A tal proposito, Giunta parla della legge che introduce l’insegnamento dell’educazione civica, come di una legge sconnessa dalla realtà, perché  indica obiettivi mirabolanti, non commisurati né alla forza degli insegnanti né a quella degli studenti, un campionario di eccessi, un continuo esercizio di irrealtà. L’analisi del nostro autore è puntuale e minuziosa, direi quasi spietata: passa al setaccio ogni parola (in certi passaggi svolge una vera e propria analisi lessicale del testo), le finalità e gli obiettivi indicati dalla legge e conclude: che strana materia scolastica, quella che anziché comunicare nozioni o idee promuove attitudini ritenute virtuose e scoraggia le attitudini contrarie; che strana scuola quella che anziché proporsi di istruire si propone di persuadere e, persuadendo, di mobilitare.

Tuttavia, facciamo finta che vada bene così. Gli italiani, è stato detto, posseggono “un’incommensurabile capacità di vivere sulle finzioni”, e non c’è forse ambito della nostra vita sociale in cui questa disgraziata virtù si manifesti con più forza che nella scuola: qui davvero è vertiginosa la distanza tra ciò che si predica e ciò che umanamente si può fare, e ciò che quotidianamente si fa. Questa continua “finzione”, secondo Giunta, ha una conseguenza: oltre ad influire sulla formazione degli studenti, questo sfrangiamento finisce per intaccare l’anima degli insegnanti, che si vedono trattare non come intellettuali ma come impiegati generici, non come detentori di un sapere personale ma come pezzi di un ingranaggio che del sapere personale può benissimo fare a meno. Se la corretta compilazione del PAI è più importante delle poesie di Montale, perché mai uno dovrebbe darsi la pena di studiare?

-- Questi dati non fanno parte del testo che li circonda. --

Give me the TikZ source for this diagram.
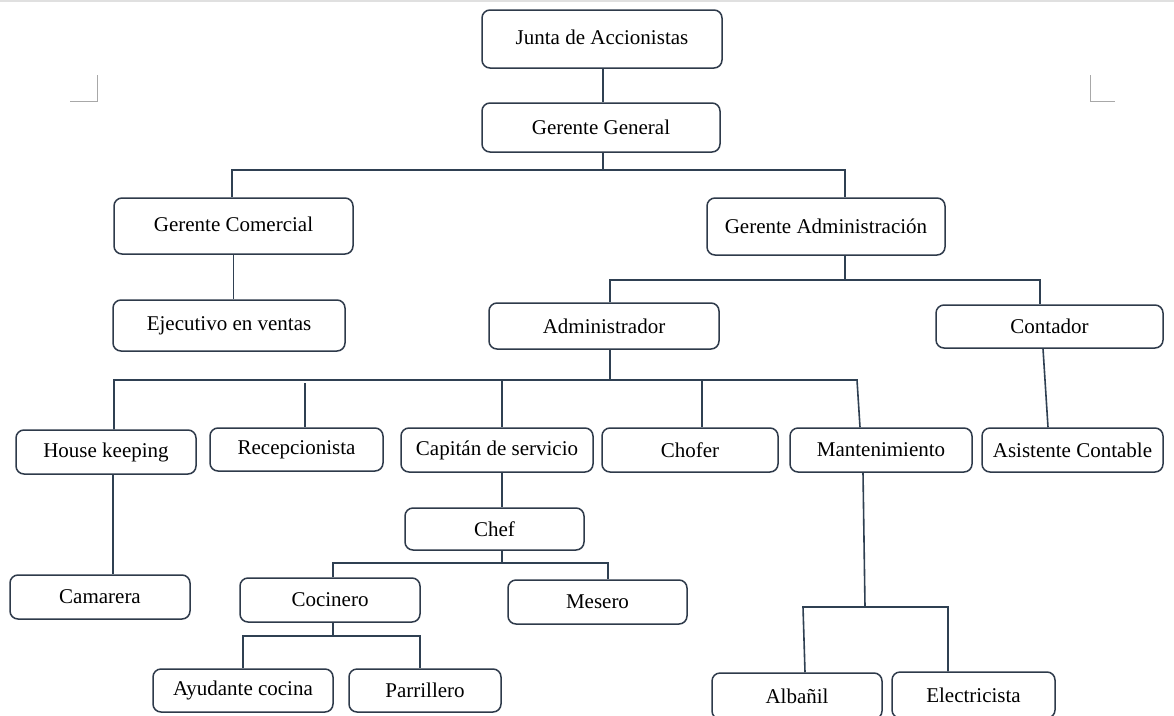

E alla domanda del titolo? Cosa avrebbe risposto il prof. Giunta alla ragazza aspirante fascista intelligente, se il preside non fosse intervenuto a chiudere bruscamente il discorso?

Lo Stato e la scuola non dovrebbero impedire all’aspirante fascista intelligente di diventare una fascista intelligente, ma dovrebbero agire in modo tale da non fargliene venire la voglia, e prima della voglia l’idea. Di fatto, la cosa che mi spiace di più nella domanda – conclude Giunta – non è la parte sul fascismo, è la parte sul voler diventare. Non voler diventare niente, le direi. Aspetta, prenditi il tempo per ascoltare e cambiare idea, anche più di una volta. E se poi diventerai una fascista intelligente, benissimo. Di intelligenza c’è sempre bisogno, da qualsiasi parte venga. Perciò accomodati: goditi la tua libertà di scegliere in una società liberale.

E la conclusione, più intelligente, acuta ed anche ironica di così non poteva essere.